Jumper at the Arndale

The tall building in the back-right is called the Arndale, but the jumper actually jumped from a 5-story car park.

I landed in Manchester, England, dropped my bags at the hotel and raced out into the rain to begin my 48 hours in England’s 2nd largest city. I decided to get out of the rain and do the Old Trafford tour and headed to the Victoria train station. It took me a while to remember that  I could speak English again and expect it in return.  Or so I thought.

“The tram’s not running. Didya hear why?” the Metrolinks employee asked me. I shook my head.

“There’s a jumper at Arndale.”

English, yes. But I had no idea what he was trying to tell me. A jumper. Someone jumping onto the tracks? Someone who jumped the queue and didn’t pay? Something completely different? I was clueless. And I guessed Arndale was a place, but it meant nothing to me.

“You’ll have to take the bus. Follow me.”

So I followed this gray-toothed man in a Metrolinks jacket back out of the train station while he peppered everyone we passed with the same question.

“Didya hear there’s a jumper at Arndale?”

“Police have everything blocked off. There’s a jumper at Arndale. You’ll have to go around.”

He turned back to me as he positioned me just out of the rain. “He picked a ‘ell of a day, din’t he? The bus’ll be along in 12 minutes or so.”

Naively, I still hoped for the best.

Soaked from the waist down where my umbrella failed me, I boarded the bus with the other passengers who’d been derailed from their tram. We got on and gossip volleyed back and forth.

“Hear he lost his job.”

“Oy. My heart bleeds for him,” one man said sarcastically.  “He’s not the only one.”

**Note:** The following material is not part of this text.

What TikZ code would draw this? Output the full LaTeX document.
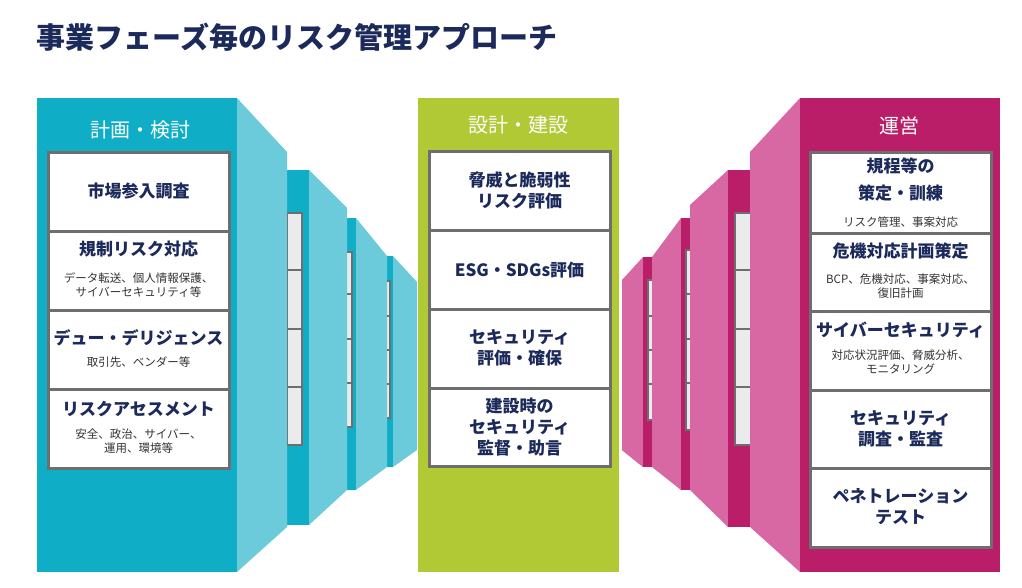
\documentclass[tikz,border=0pt]{standalone}
\usepackage{fontspec}
\setmainfont{Noto Sans CJK JP}
\definecolor{navy}{HTML}{1B2A5A}
\definecolor{teal}{HTML}{10AEC6}
\definecolor{teallt}{HTML}{6CCBDA}
\definecolor{lime}{HTML}{B0C935}
\definecolor{mag}{HTML}{BA1E68}
\definecolor{maglt}{HTML}{D768A4}
\definecolor{bgray}{HTML}{6E6E6E}
\definecolor{sgray}{HTML}{EBEBEB}
\begin{document}
\begin{tikzpicture}[x=1pt,y=-1pt,
  cell/.style={draw=bgray,line width=3pt,fill=white},
  scell/.style={draw=bgray,line width=2pt,fill=sgray},
  hd/.style={font=\fontsize{17}{21}\selectfont\bfseries,text=navy,align=center},
  sub/.style={font=\fontsize{11.5}{14}\selectfont,text=black!80,align=center},
  ptitle/.style={font=\fontsize{20}{24}\selectfont,text=white}]
\useasboundingbox (0,0) rectangle (1022,588);
\node[anchor=west,font=\fontsize{29}{34}\selectfont\bfseries,text=navy] (title) at (33,37) {事業フェーズ毎のリスク管理アプローチ};
% ---------- left (teal) ----------
\fill[teallt] (393,256)--(417,282)--(417,450)--(393,467)--cycle;
\fill[teal] (387,256) rectangle (393,467);
\foreach \a/\b in {281/316,316/350,350/384,384/418}{\draw[scell,line width=1.5pt] (386,\a) rectangle (390,\b);}
\fill[teallt] (356,218)--(387,256)--(387,467)--(356,490)--cycle;
\fill[teal] (347,218) rectangle (356,490);
\foreach \a/\b in {252/294,294/339,339/383,383/427}{\draw[scell] (346,\a) rectangle (352,\b);}
\fill[teallt] (309,170)--(347,208)--(347,490)--(309,525)--cycle;
\fill[teal] (287,170) rectangle (309,525);
\foreach \a/\b in {213/270,270/329,329/387,387/445}{\draw[scell] (287,\a) rectangle (302,\b);}
\fill[teallt] (237,98)--(287,152)--(287,527)--(237,572)--cycle;
\fill[teal] (37,98) rectangle (237,572);
\node[ptitle] (t1) at (140,130) {計画・検討};
\draw[cell] (48,153) rectangle (229,231);
\draw[cell] (48,231) rectangle (229,310);
\draw[cell] (48,310) rectangle (229,389);
\draw[cell] (48,389) rectangle (229,468);
\node[hd] (a1) at (138.5,191) {市場参入調査};
\node[hd] (a2) at (138.5,249) {規制リスク対応};
\node[sub] (a2s) at (138.5,285) {データ転送、個人情報保護、\\サイバーセキュリティ等};
\node[hd] (a3) at (138.5,338) {デュー・デリジェンス};
\node[sub] (a3s) at (138.5,362) {取引先、ベンダー等};
\node[hd] (a4) at (138.5,409) {リスクアセスメント};
\node[sub] (a4s) at (138.5,441) {安全、政治、サイバー、\\運用、環境等};
% ---------- middle (lime) ----------
\fill[lime] (418,98) rectangle (619,572);
\node[ptitle] (t2) at (518.5,125) {設計・建設};
\draw[cell] (429,152) rectangle (610,230);
\draw[cell] (429,230) rectangle (610,309);
\draw[cell] (429,309) rectangle (610,388);
\draw[cell] (429,388) rectangle (610,466);
\node[hd] (b1) at (519.5,190) {脅威と脆弱性\\リスク評価};
\node[hd] (b2) at (519.5,270) {ESG・SDGs評価};
\node[hd] (b3) at (519.5,348) {セキュリティ\\評価・確保};
\node[hd] (b4) at (519.5,427) {建設時の\\セキュリティ\\監督・助言};
% ---------- right (magenta) ----------
\fill[maglt] (643,280)--(622,280)--(622,450)--(643,467)--cycle;
\fill[maglt] (643,257)--(622,280)--(622,450)--(643,467)--cycle;
\fill[mag] (643,257) rectangle (652,467);
\foreach \a/\b in {280/316,316/350,350/384,384/420}{\draw[scell,line width=1.5pt] (648,\a) rectangle (653,\b);}
\fill[maglt] (681,218)--(652,257)--(652,467)--(681,490)--cycle;
\fill[mag] (681,218) rectangle (690,490);
\foreach \a/\b in {250/294,294/339,339/383,383/430}{\draw[scell] (686,\a) rectangle (691,\b);}
\fill[maglt] (728,170)--(690,205)--(690,490)--(728,527)--cycle;
\fill[mag] (728,170) rectangle (750,527);
\foreach \a/\b in {213/270,270/329,329/387,387/445}{\draw[scell] (735,\a) rectangle (751,\b);}
\fill[maglt] (800,98)--(750,152)--(750,527)--(800,572)--cycle;
\fill[mag] (800,98) rectangle (1000,572);
\node[ptitle] (t3) at (899,126) {運営};
\draw[cell] (810,153) rectangle (991,233);
\draw[cell] (810,233) rectangle (991,311);
\draw[cell] (810,311) rectangle (991,390);
\draw[cell] (810,390) rectangle (991,468);
\draw[cell] (810,468) rectangle (991,547);
\node[hd] (c1) at (900.5,180) {規程等の\\[6pt]策定・訓練};
\node[sub] (c1s) at (900.5,222) {リスク管理、事案対応};
\node[hd] (c2) at (900.5,251) {危機対応計画策定};
\node[sub] (c2s) at (900.5,286) {BCP、危機対応、事案対応、\\復旧計画};
\node[hd] (c3) at (900.5,330) {サイバーセキュリティ};
\node[sub] (c3s) at (900.5,362) {対応状況評価、脅威分析、\\モニタリング};
\node[hd] (c4) at (900.5,429) {セキュリティ\\調査・監査};
\node[hd] (c5) at (900.5,507) {ペネトレーション\\テスト};
\end{tikzpicture}
\end{document}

“If you’re gonna do it, do it straightaway,” one twentysomething said as she shook the rain off her pink head.

“Can’t he jump faster?” someone else said behind me.

So it was a suicide jumper. I’d been afraid of that. The police had blocked off several streets that also intersected with tram rails. It was 11:00am.

I finally connected with another tram that took me to Old Trafford and forgot about my morning. Then, around 4:30pm I headed back the way I’d come, taking the tram to Picadilly where I’d transfer back to Victoria Station.

But when I got to Picadilly, there was a Metrolinks guard blocking the escalator to my tram.

“Sorry, miss, you’ll have to go back to Picadilly Gardens and then walk. There’s been an incident and the city center is blocked off.”

An incident. The jumper. He must have done it.

Sure enough, as I wandered in circles trying to figure out which direction I was headed, I came across the yellow taped barricade near a building emblazoned with Arndale at the top. I saw the police erect a blue tent just down the block, close to the building. It was only about five stories high there; a parking garage. Before the tent went up, I saw a blue tarp on the ground.

The jumper.

So he’d done it not long before I’d arrived. He’d spent the day on the roof of the Arndale Mall from what I surmised. He’d stood in the rain deliberating all day. Soaking wet and depressed beneath the steel grey skies, he’d jumped.  I wonder how many times he’d wavered and what finally drove him to jump?

I thought about him all evening. The sun broke through the clouds and turned the sky a silvery pink. It was a beautiful sunset, but he missed it.